#### [Exercise]
Repeat exactly the lines running from the line that contains "Generate a Python" to the line that contains "today = '2025-07-12'"; include both ends and add nothing.
— Start of Data section —
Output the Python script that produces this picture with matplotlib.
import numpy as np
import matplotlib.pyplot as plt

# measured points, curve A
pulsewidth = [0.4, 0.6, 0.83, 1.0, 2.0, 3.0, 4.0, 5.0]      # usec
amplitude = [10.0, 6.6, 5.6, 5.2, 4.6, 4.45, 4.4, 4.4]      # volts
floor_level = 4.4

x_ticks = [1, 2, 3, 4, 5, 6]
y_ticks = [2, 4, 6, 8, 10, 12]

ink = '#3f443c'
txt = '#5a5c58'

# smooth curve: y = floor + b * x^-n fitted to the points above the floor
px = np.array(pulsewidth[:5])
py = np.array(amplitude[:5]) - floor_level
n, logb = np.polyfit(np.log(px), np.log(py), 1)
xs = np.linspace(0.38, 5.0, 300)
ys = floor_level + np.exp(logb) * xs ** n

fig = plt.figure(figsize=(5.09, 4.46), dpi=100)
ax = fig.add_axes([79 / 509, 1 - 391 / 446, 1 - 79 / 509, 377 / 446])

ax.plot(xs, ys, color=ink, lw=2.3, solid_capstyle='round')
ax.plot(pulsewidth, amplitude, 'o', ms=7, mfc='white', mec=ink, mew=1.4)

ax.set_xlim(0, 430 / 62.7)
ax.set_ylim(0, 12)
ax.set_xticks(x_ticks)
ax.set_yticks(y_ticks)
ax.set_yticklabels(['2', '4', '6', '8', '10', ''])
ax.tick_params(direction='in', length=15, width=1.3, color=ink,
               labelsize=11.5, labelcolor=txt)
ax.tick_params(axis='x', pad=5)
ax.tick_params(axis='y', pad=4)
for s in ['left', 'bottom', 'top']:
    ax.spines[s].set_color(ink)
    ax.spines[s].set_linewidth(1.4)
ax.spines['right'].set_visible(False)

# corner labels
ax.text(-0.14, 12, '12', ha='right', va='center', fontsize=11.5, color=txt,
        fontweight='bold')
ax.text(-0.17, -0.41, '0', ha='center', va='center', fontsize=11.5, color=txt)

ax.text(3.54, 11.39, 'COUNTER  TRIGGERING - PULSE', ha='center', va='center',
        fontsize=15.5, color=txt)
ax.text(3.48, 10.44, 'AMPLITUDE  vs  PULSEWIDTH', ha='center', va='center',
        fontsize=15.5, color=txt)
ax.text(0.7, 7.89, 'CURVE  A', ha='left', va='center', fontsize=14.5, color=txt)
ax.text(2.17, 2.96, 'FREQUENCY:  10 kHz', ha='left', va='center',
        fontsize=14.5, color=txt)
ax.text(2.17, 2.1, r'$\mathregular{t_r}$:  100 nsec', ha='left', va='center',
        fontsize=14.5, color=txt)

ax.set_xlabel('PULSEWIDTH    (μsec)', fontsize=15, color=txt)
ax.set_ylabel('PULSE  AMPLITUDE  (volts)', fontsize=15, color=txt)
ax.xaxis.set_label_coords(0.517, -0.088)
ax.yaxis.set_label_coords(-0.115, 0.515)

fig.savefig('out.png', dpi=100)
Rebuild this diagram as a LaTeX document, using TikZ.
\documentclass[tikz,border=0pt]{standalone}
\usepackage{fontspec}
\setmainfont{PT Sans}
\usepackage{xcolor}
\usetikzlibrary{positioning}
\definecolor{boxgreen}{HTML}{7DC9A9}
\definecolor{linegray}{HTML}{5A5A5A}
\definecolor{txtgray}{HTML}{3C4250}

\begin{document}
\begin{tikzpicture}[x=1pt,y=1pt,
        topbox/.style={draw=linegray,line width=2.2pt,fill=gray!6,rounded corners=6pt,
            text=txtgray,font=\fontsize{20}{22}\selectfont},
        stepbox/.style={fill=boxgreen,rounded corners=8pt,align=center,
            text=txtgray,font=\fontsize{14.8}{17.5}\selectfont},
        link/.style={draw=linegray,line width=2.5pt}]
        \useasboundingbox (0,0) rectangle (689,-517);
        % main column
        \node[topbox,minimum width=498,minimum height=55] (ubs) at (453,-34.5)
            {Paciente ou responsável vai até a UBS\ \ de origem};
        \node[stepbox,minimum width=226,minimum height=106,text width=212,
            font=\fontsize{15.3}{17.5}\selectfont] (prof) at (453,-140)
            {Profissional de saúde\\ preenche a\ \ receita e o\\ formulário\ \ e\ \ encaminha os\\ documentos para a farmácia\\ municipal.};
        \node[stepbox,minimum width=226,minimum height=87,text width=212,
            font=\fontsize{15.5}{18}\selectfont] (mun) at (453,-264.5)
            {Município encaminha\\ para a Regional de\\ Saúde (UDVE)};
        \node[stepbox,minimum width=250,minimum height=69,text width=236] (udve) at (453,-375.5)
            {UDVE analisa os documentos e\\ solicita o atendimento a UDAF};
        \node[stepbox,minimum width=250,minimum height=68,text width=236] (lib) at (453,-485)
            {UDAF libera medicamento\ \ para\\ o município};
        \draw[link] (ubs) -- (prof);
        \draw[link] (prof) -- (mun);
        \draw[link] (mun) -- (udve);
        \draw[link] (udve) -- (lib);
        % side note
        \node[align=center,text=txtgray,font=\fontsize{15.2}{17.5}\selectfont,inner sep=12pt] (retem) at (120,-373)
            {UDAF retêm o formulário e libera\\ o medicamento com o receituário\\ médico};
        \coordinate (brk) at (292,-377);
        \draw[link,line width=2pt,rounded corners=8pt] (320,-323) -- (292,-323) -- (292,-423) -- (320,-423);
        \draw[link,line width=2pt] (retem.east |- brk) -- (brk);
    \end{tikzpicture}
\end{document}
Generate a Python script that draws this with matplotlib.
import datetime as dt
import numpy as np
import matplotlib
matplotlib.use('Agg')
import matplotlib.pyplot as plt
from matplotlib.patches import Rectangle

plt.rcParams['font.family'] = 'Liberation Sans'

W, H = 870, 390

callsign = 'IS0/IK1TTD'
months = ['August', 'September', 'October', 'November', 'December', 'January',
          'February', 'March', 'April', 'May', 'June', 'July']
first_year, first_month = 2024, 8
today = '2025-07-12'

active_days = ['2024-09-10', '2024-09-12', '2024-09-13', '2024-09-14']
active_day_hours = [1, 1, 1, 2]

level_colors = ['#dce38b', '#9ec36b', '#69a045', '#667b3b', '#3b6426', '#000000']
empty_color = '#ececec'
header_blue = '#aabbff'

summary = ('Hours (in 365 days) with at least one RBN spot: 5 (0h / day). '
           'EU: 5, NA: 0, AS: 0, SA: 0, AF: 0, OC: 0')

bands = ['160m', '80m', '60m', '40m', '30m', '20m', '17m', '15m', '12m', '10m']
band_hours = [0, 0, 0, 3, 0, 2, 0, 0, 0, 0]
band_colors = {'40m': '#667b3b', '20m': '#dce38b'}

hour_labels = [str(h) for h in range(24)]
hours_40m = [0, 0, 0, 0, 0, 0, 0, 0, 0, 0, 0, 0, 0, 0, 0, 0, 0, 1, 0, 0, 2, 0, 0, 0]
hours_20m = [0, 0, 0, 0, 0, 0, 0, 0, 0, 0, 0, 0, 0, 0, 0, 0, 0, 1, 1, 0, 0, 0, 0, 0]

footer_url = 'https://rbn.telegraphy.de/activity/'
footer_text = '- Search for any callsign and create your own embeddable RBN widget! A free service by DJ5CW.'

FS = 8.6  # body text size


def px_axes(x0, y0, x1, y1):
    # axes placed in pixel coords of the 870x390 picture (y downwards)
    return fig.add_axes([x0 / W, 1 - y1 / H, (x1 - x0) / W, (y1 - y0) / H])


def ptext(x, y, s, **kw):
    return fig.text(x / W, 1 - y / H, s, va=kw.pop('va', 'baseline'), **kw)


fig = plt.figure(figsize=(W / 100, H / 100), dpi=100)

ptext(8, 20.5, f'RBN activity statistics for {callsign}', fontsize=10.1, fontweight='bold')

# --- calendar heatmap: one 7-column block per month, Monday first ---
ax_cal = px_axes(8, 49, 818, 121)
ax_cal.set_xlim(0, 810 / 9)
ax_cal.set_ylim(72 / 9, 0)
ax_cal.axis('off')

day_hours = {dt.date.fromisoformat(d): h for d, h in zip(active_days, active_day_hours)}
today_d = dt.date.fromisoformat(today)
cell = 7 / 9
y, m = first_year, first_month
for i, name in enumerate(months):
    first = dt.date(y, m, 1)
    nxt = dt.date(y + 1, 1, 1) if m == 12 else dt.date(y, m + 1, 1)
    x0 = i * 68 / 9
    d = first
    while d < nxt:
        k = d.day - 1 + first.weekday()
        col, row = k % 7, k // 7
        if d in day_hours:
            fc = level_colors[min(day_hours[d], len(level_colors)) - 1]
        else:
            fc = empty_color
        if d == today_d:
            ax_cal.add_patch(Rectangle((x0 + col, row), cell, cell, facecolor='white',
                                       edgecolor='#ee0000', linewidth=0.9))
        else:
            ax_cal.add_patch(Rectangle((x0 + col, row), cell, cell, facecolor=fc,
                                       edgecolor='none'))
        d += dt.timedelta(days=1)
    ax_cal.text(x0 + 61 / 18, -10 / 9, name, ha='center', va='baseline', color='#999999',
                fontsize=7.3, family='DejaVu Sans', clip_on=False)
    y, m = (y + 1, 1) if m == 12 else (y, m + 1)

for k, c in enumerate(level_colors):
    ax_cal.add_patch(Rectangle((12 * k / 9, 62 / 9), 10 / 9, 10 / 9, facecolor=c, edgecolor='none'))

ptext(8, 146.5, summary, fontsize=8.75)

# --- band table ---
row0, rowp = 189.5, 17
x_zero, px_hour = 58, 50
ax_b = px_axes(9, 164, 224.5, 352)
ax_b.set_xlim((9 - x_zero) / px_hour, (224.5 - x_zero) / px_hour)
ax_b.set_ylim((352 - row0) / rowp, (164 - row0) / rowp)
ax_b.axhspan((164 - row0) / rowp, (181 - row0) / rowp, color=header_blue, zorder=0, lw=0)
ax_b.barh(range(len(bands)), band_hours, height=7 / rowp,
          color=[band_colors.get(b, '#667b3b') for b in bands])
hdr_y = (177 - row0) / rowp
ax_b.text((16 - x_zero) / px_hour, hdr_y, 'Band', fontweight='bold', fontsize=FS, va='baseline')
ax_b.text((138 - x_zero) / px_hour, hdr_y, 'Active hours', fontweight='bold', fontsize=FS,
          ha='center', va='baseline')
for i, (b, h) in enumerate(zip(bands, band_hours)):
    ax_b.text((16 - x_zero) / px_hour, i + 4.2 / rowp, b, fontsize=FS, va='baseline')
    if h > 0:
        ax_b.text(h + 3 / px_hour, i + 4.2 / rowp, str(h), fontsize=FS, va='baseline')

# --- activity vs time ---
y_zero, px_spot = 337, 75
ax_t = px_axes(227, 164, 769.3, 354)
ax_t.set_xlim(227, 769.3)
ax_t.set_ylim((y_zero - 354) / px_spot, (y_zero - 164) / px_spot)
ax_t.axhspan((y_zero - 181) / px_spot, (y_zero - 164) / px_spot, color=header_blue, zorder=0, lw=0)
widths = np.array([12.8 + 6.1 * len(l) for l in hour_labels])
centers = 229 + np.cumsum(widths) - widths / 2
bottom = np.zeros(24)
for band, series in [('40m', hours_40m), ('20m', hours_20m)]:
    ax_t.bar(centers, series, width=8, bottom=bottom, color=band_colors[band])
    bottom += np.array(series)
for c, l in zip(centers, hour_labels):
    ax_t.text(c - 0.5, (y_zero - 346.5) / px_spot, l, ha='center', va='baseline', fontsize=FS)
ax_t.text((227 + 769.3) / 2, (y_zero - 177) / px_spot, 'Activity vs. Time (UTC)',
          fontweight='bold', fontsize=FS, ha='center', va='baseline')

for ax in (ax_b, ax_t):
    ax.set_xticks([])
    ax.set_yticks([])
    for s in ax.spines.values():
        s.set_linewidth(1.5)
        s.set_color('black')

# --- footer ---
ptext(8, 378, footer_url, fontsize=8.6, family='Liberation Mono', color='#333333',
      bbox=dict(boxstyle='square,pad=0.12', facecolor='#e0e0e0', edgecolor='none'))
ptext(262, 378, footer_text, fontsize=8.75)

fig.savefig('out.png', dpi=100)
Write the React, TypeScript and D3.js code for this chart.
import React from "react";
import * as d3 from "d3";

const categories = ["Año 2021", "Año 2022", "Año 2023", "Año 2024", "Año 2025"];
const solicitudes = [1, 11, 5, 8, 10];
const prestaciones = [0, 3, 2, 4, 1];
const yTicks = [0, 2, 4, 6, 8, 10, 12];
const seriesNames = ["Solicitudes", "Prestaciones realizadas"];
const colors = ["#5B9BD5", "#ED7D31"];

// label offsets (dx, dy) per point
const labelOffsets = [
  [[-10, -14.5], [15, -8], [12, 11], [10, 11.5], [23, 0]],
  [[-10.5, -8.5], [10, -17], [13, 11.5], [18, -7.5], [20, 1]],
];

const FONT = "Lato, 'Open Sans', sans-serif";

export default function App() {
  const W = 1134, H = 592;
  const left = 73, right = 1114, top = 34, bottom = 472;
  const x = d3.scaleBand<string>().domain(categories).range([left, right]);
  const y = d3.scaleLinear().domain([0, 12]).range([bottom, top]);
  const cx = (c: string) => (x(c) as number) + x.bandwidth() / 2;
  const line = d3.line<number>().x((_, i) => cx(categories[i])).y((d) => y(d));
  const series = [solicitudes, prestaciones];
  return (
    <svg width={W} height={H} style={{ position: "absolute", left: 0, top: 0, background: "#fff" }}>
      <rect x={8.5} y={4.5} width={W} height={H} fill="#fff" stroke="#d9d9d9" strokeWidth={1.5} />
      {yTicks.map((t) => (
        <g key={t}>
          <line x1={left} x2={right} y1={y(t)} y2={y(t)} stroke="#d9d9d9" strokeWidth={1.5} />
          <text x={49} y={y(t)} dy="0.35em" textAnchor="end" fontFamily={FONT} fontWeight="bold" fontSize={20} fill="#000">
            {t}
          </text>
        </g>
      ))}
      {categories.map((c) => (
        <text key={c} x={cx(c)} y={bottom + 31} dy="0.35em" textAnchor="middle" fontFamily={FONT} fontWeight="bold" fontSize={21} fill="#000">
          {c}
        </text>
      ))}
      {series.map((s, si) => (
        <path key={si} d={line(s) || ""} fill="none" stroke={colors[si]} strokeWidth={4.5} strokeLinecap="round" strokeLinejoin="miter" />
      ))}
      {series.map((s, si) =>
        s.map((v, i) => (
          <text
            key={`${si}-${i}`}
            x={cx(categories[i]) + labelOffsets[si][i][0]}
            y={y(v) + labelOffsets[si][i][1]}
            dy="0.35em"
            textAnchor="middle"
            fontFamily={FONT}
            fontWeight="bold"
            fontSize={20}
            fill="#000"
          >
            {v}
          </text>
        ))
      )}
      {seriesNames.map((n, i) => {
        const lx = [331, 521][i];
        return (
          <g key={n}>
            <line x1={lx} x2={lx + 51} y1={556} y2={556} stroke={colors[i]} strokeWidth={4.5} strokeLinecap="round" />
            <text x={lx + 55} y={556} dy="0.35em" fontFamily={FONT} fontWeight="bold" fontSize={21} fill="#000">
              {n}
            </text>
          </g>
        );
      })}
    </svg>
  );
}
— End of Data section —
#### [Final result]
Generate a Python script that draws this with matplotlib.
import datetime as dt
import numpy as np
import matplotlib
matplotlib.use('Agg')
import matplotlib.pyplot as plt
from matplotlib.patches import Rectangle

plt.rcParams['font.family'] = 'Liberation Sans'

W, H = 870, 390

callsign = 'IS0/IK1TTD'
months = ['August', 'September', 'October', 'November', 'December', 'January',
          'February', 'March', 'April', 'May', 'June', 'July']
first_year, first_month = 2024, 8
today = '2025-07-12'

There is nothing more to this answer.